# Marko Tsourkan 52100 Gyuto (passaround)



## Andrew H (Nov 5, 2012)

I was lucky enough to get a chance to play around with Marko's 52100 gyuto this past week. Overall, it's a very good knife. I dwell on the negatives for two reasons: (1) I think that's what Marko wants to know about and (2) I think that's the best way to talk about very high quality things. I'd like to thank Marko again for sending this one around (and you should totally put me #1 on the waiting list). 

Marko also asked for us to compare the knife to our "best" knife. I selected my Gengetsu 240, white steel, gyuto for the comparison. 


*STEEL*
MT: Marko shipped the knife sharpened and it had a nice edge. After stropping on some leather loaded w/ 1 micron diamond spray it was piercing tomatoes skins easily. I was impressed how well the steel responded to the strop. I used the knife for around 5 days and while it did lose that amazing sharpness it didn't effectively change how you cut with the knife over that five day span. Very nice steel and I'll be interested in seeing what the pros think of it. The steel isn't very reactive and didn't form a ton of patina under my use.

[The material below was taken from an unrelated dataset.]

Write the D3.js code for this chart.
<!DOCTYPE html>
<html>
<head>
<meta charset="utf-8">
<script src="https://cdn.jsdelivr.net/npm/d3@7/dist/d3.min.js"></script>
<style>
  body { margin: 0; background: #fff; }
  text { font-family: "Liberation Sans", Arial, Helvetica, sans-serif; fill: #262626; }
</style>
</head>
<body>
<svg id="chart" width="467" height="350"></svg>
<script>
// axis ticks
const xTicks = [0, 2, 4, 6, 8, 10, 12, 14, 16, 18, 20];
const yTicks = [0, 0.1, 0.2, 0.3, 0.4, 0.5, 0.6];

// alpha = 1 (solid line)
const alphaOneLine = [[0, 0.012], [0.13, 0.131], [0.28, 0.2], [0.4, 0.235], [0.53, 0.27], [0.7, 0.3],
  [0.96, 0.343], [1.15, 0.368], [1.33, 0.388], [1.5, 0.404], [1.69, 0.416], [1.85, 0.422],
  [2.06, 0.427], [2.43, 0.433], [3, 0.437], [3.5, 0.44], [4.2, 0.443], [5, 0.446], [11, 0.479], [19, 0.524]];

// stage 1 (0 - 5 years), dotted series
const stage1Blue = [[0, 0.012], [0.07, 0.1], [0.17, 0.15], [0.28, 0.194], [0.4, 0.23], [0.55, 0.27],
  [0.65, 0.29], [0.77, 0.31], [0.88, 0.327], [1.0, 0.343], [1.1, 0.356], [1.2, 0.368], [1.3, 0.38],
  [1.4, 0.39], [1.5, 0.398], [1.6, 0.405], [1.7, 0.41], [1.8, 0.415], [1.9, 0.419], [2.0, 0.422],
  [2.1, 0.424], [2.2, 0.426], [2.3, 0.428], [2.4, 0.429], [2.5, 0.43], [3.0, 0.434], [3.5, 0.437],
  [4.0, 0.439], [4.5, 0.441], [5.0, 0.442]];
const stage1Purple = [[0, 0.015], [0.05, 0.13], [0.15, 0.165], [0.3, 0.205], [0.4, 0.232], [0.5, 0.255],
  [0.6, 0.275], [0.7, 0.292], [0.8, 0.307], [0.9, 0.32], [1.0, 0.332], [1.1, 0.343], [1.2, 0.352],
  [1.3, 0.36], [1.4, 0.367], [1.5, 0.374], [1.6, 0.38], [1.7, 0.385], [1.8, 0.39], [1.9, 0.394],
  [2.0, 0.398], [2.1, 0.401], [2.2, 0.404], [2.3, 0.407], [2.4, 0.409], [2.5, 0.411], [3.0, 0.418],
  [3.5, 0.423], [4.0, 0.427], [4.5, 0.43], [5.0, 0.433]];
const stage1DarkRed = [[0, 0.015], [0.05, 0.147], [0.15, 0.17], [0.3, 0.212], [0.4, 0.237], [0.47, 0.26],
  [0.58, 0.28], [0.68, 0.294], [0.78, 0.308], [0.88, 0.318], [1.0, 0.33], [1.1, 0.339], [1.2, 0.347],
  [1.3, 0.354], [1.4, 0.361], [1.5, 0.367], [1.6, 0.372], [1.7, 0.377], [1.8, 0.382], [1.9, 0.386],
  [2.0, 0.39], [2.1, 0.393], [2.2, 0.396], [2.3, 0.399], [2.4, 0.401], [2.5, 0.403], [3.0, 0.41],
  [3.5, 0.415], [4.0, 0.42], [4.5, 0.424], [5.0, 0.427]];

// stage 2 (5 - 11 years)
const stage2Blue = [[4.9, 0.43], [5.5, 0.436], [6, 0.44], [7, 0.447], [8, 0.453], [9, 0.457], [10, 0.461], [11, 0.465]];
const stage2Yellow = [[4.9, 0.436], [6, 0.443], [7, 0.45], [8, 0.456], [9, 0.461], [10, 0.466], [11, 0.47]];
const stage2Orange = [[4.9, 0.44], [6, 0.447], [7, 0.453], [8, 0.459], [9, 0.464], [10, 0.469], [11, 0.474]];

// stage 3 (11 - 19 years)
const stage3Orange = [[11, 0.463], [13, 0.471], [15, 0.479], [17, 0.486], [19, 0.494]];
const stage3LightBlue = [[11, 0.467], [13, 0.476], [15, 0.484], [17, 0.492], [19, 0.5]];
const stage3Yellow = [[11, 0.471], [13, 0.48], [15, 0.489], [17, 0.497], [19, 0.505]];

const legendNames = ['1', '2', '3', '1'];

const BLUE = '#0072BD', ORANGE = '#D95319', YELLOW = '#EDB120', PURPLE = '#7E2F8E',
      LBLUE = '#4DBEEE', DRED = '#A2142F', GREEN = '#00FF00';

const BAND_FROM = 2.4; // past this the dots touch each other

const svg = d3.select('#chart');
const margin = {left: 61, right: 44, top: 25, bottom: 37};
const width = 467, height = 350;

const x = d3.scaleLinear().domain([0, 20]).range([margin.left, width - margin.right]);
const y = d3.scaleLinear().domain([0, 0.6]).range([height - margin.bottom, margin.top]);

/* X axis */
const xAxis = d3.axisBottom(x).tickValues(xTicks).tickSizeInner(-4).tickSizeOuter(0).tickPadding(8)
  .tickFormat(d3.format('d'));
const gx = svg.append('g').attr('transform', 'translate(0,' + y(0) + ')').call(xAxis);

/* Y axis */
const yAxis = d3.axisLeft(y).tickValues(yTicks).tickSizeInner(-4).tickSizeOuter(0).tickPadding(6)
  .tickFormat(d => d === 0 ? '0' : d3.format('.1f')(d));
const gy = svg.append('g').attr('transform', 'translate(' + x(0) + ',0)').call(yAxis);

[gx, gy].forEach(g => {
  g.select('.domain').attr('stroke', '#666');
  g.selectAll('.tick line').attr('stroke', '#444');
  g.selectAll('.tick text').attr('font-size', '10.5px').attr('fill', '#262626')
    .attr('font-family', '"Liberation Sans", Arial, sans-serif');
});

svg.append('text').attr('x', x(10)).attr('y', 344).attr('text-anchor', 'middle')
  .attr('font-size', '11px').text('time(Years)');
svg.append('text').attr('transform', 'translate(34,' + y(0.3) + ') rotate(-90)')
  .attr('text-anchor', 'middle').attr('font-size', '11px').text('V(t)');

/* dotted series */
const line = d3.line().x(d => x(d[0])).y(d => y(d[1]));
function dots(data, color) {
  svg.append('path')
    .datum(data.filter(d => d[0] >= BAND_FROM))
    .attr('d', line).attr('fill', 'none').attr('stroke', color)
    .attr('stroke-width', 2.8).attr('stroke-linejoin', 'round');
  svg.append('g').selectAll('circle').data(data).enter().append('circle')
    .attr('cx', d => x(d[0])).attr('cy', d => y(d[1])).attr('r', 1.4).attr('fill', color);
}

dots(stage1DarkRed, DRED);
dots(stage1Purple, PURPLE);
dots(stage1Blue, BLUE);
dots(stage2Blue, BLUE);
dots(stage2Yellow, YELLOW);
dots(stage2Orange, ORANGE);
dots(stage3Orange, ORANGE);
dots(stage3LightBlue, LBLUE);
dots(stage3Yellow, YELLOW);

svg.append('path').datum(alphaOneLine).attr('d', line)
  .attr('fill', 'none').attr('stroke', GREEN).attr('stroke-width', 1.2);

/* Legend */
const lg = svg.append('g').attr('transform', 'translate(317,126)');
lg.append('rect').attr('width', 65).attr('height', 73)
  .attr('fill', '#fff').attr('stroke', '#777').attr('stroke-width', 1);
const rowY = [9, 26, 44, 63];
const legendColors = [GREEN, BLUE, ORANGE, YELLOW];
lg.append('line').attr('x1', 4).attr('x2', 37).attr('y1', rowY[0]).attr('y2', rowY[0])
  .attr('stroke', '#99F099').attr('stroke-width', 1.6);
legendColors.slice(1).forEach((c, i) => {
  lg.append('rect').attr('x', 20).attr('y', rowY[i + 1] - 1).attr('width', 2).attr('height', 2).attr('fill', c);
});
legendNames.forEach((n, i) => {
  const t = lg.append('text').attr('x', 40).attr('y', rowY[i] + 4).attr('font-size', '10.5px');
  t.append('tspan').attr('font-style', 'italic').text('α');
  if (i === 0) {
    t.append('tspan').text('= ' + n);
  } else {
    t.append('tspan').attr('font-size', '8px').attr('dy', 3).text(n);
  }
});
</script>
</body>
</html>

Gengetsu: The white steel got sharper than Marko's, but it only lasted for a day, if that. If your scoring criteria for steel includes edge retention of any kind, this round goes to the Tsourkan.

*9.5/10, MT*

*GRIND*
MT: I like the grind quite a bit. I tried to take some pictures of it but I just couldn't get any good ones; hopefully someone later on will take some snap shots of it. I think that you couldn't change it for the knife to be objectively better for the entire community. You could trade-off some food release for a little less wedging (it did wedge in some very large onions), but some people wouldn't like that. As economists would say "You're at an efficient point of grind; you can't make anybody better off without making someone worse off." The knife is pretty stiff (not as stiff as the Gengetsu, of course) while maintaining this so props to you, Marko. 

Gengetsu: Now, after saying all that, I don't know if I like it much more than the Gengetsu. The Gengetsu has less wedging but more sticktion, so it's a tradeoff. 

*10/10
Slight advantage: Marko*

*Profile*
MT: I like it a lot. I was impressed by how well it rock chops and does pull / push cuts. I think this was my favorite part about the knife. The tip is usable and thin without feeling fragile and I like the height. Other than saying it's a good profile it's hard to grade because it's so subjective. 

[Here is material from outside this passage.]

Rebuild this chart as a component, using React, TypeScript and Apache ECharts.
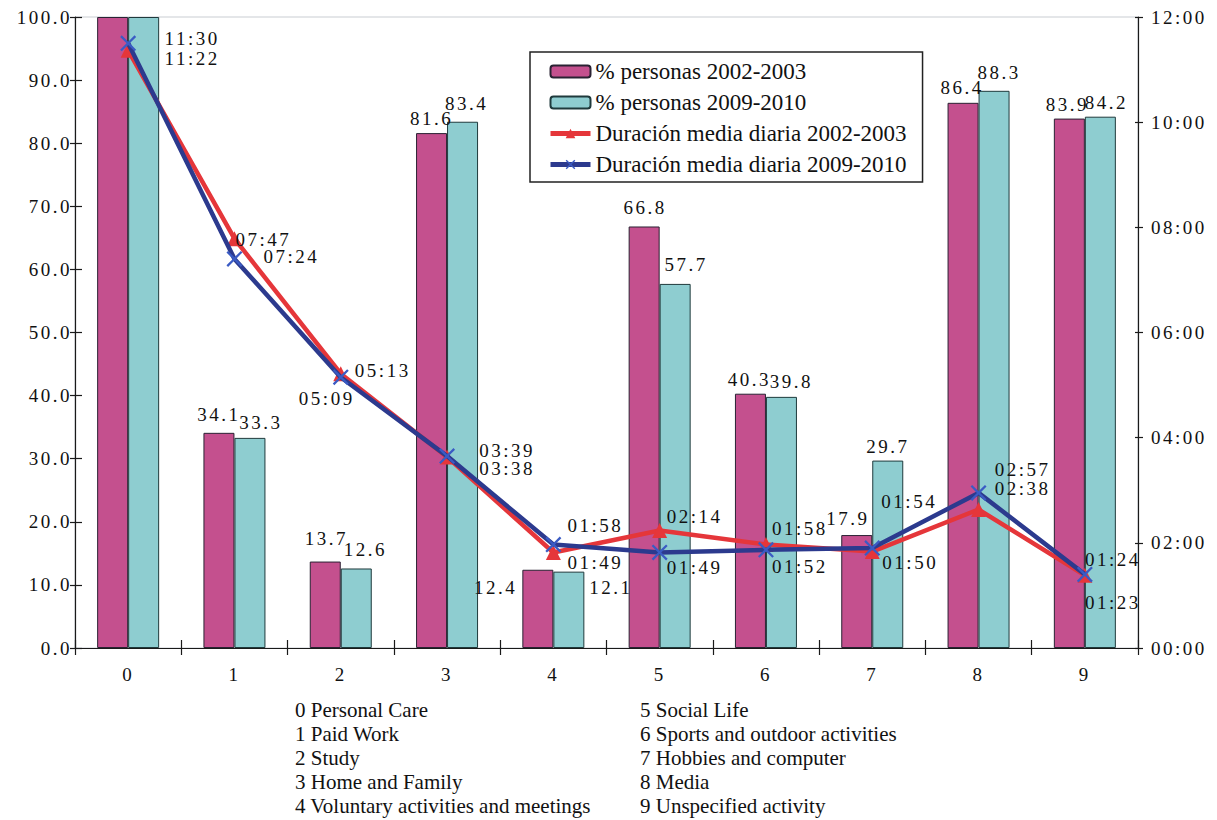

Gengetsu: The Gengetsu has a slightly more rounded nose that gives it a different feel, but is just as effective in my hands. I like it just as much as the MT; it's just different. 

*0/0, tie*

*F&F*
MT: It's a Marko. I could complain and say that it would be nice to see a more rounded spine and choil, but I don't know if I would want to pay for him to do anymore than he has done. The handle does have a void but that was mentioned beforehand and it is simply because it is a passaround knife. I would like to say that this is my favorite finish that I've ever seen on a knife. The satin is so even - it's beautiful. I do want to say I think there might be the world's smallest birds beak going on with it, Marko, from your final sharpening. Very easy to fix, but it might be off-putting to some. 

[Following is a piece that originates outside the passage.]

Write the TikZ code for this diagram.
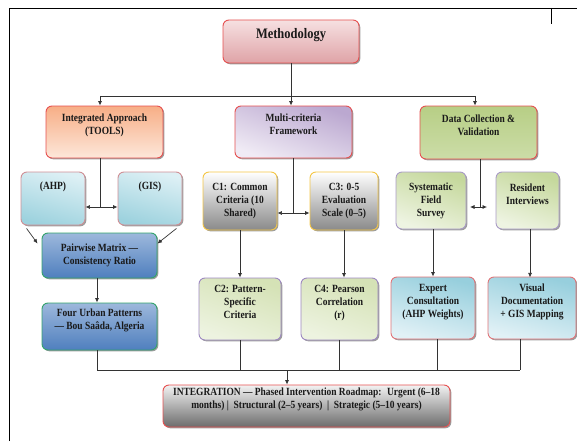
\documentclass[tikz,border=0pt]{standalone}
\usepackage{fontspec}
\setmainfont{Liberation Serif}[FakeStretch=0.86]
\usetikzlibrary{arrows.meta,shadows,calc}
\definecolor{methD}{HTML}{DFA3A7}
\definecolor{methM}{HTML}{F1D2D4}
\definecolor{methL}{HTML}{F6E0E1}
\definecolor{redB}{HTML}{E65050}
\definecolor{intT}{HTML}{F7AE86}
\definecolor{intB}{HTML}{FDE7DA}
\definecolor{mulT}{HTML}{BBA8D0}
\definecolor{mulB}{HTML}{F0EBF5}
\definecolor{datT}{HTML}{B7CE85}
\definecolor{datM}{HTML}{9BBB59}
\definecolor{datB}{HTML}{CCDDA8}
\definecolor{cyT}{HTML}{DDF0F5}
\definecolor{cyB}{HTML}{9DD2DE}
\definecolor{pinkB}{HTML}{CF8F95}
\definecolor{exT}{HTML}{97CFDD}
\definecolor{exB}{HTML}{E1F1F6}
\definecolor{exBd}{HTML}{E07478}
\definecolor{blT}{HTML}{9DB8DC}
\definecolor{blB}{HTML}{4F7FBE}
\definecolor{grnB}{HTML}{33A36B}
\definecolor{gB}{HTML}{8A8A8A}
\definecolor{goldB}{HTML}{F4C646}
\definecolor{c2T}{HTML}{D5E2B6}
\definecolor{c2B}{HTML}{EDF3E0}
\definecolor{purB}{HTML}{9D88C0}
\definecolor{sfT}{HTML}{C5D89C}
\definecolor{sfB}{HTML}{EEF4E2}
\definecolor{lpurB}{HTML}{A99BC6}
\definecolor{inT}{HTML}{F2F2F2}
\definecolor{inB}{HTML}{6C6C6C}
\begin{document}
\begin{tikzpicture}[x=1pt,y=-1pt,
  box/.style={draw, rounded corners=6pt, line width=0.9pt, align=center,
    inner sep=0pt, font=\fontsize{11}{13}\selectfont\bfseries, text=black!90,
    drop shadow={shadow xshift=1.3pt, shadow yshift=-1.3pt, opacity=0.55, fill=black!70}},
  sz/.style 2 args={minimum width=#1pt, minimum height=#2pt},
  methsty/.style={draw=redB, top color=methL, middle color=methM, bottom color=methD},
  intsty/.style={draw=redB, top color=intT, bottom color=intB},
  mulsty/.style={draw=redB, top color=mulT, bottom color=mulB, shading angle=-20},
  datsty/.style={draw=redB, top color=datT, middle color=datM, bottom color=datB},
  cysty/.style={draw=pinkB, top color=cyT, bottom color=cyB, shading angle=-15},
  exsty/.style={draw=exBd, top color=exT, bottom color=exB, shading angle=-15},
  blsty/.style={draw=grnB, top color=blT, bottom color=blB},
  gsty/.style={draw=goldB, top color=white, bottom color=gB},
  c2sty/.style={draw=purB, top color=c2T, bottom color=c2B, shading angle=-20},
  sfsty/.style={draw=lpurB, top color=sfT, bottom color=sfB, shading angle=-20},
  insty/.style={draw=redB, top color=inT, bottom color=inB},
  ln/.style={draw=black!80, line width=0.7pt},
  arr/.style={ln, -{Latex[length=4.5pt,width=4pt]}},
  darr/.style={ln, {Latex[length=4.5pt,width=4pt]}-{Latex[length=4.5pt,width=4pt]}},
]
\useasboundingbox (0,0) rectangle (577,441);
% frame
\draw[line width=0.9pt] (9,441) -- (9,8) -- (577,8);
\draw[line width=0.9pt] (551,8) -- (551,24);

% nodes
\node[box, sz={136}{43}, methsty] (meth) at (291,41.5) {\fontsize{14.5}{16}\selectfont Methodology\\[3pt]};
\node[box, sz={117}{52}, intsty] (integ) at (104.5,132) {Integrated Approach\\(TOOLS)\\[2pt]};
\node[box, sz={117}{52}, mulsty] (multi) at (293.5,132) {Multi-criteria\\Framework\\[2pt]};
\node[box, sz={117}{53}, datsty] (data) at (478.5,132.5) {Data Collection \&\\Validation\\[2pt]};
\node[box, sz={64}{53}, cysty] (ahp) at (53,198.5) {(AHP)\\~\\~};
\node[box, sz={64}{53}, cysty] (gis) at (150,198.5) {(GIS)\\~\\~};
\node[box, sz={74}{58}, gsty] (c1) at (240,201) {C1: Common\\Criteria (10\\Shared)};
\node[box, sz={68}{58}, gsty] (c3) at (344,201) {C3: 0-5\\Evaluation\\Scale (0–5)};
\node[box, sz={70}{57}, sfsty] (sfs) at (431,200.5) {Systematic\\Field\\Survey};
\node[box, sz={63}{57}, sfsty] (res) at (527.5,200.5) {Resident\\Interviews\\~};
\node[box, sz={115}{45}, blsty] (pair) at (99.5,255.5) {Pairwise Matrix —\\Consistency Ratio};
\node[box, sz={115}{47}, blsty] (four) at (99.5,326.5) {Four Urban Patterns\\— Bou Saâda, Algeria\\[2pt]};
\node[box, sz={82}{62}, c2sty] (c2) at (240,309) {C2: Pattern-\\Specific\\Criteria\\[2pt]};
\node[box, sz={77}{62}, c2sty] (c4) at (339.5,309) {C4: Pearson\\Correlation\\(r)\\[2pt]};
\node[box, sz={84}{62}, exsty] (exp) at (433,308) {Expert\\Consultation\\(AHP Weights)\\[2pt]};
\node[box, sz={88}{62}, exsty] (vis) at (532,308) {Visual\\Documentation\\+ GIS Mapping\\[2pt]};
\node[box, sz={287}{42}, insty] (final) at (306.5,406) {INTEGRATION — Phased Intervention Roadmap:~ Urgent (6–18\\months) | ~Structural (2–5 years) ~| ~Strategic (5–10 years)\\[2pt]};

% top bus
\coordinate (busL) at (100,96);
\coordinate (busR) at (475,96);
\draw[ln] (meth.south) -- (meth.south |- busL);
\draw[ln] (busL) -- (busR);
\draw[arr] (busL) -- (busL |- integ.north);
\draw[arr] (meth.south |- busL) -- (meth.south |- multi.north);
\draw[arr] (busR) -- (busR |- data.north);

% integrated approach
\coordinate (jI) at (100,207);
\draw[ln] (jI |- integ.south) -- (jI);
\draw[darr] (ahp.east |- jI) -- (gis.west |- jI);
\draw[arr] ($(ahp.south west)+(6,3)$) -- ($(pair.north west)+(-4,11)$);
\draw[arr] ($(gis.south east)+(-6,3)$) -- ($(pair.north east)+(0,11)$);
\draw[arr] ($(pair.south)+(-2.5,0)$) -- ($(four.north)+(-2.5,0)$);

% multi-criteria
\coordinate (jM) at (293.5,213);
\draw[ln] (multi.south) -- (jM);
\draw[darr] (c1.east |- jM) -- (c3.west |- jM);
\draw[arr] (c1.south) -- (c2.north);
\draw[arr] (c3.south) -- (c3.south |- c4.north);

% data collection
\coordinate (jD) at (480,207);
\draw[ln] (jD |- data.south) -- (jD);
\draw[darr] ($(jD)+(-10,0)$) -- ($(jD)+(7,0)$);
\draw[arr] (exp.north |- sfs.south) -- (exp.north);
\draw[arr] ($(res.south)+(2.5,0)$) -- ($(res.south)+(2.5,48)$);

% bottom bus
\coordinate (bL) at (97,370);
\coordinate (bR) at (520,370);
\coordinate (bA) at (287,370);
\draw[ln] (bL) -- (bR);
\draw[ln] (bL |- four.south) -- (bL);
\draw[ln] (c2.south) -- (c2.south |- bL);
\draw[ln] (c4.south) -- (c4.south |- bL);
\draw[ln] ($(exp.south)+(4,0)$) -- ($(exp.south)+(4,31)$);
\draw[ln] (bR |- vis.south) -- (bR);
\draw[arr] (bA) -- (bA |- final.north);
\end{tikzpicture}
\end{document}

Gengetsu: The spine is eased, not rounded, and the same is true for the choil. There's no doubt that Marko's F&F is substantially better.

*9.5/10, MT*

*Handle*
This isn't so much a category as it is to Marko. I don't like the ferrule. It feels great in a hammer grip but the way I do a pinch grip it gets in the way of my oaf hands. I know you have several options and I could select a different style, but even for this one I would try and round off the edges of the ferrule. Other than that, the saya and handle were perfect. Great in hand feel and work for both pinch and hammer.

*Overall*
The MT exceeded my admittedly high expectations. Nothing I could put in the way would stop this knife with the allowance of two grapefruit sized onions that caused some wedging. I think Marko's knives are a great value at current pricing and are definitely up for the "best in price range" discussion. The score doesn't reflect it, but it surpassed the Shigefusa rather easily in most categories, and in overall score. What isn't clear is how close it is to the Gengetsu in terms of performance. If the Gengetsu was made out of 52100 it would be a real horse race.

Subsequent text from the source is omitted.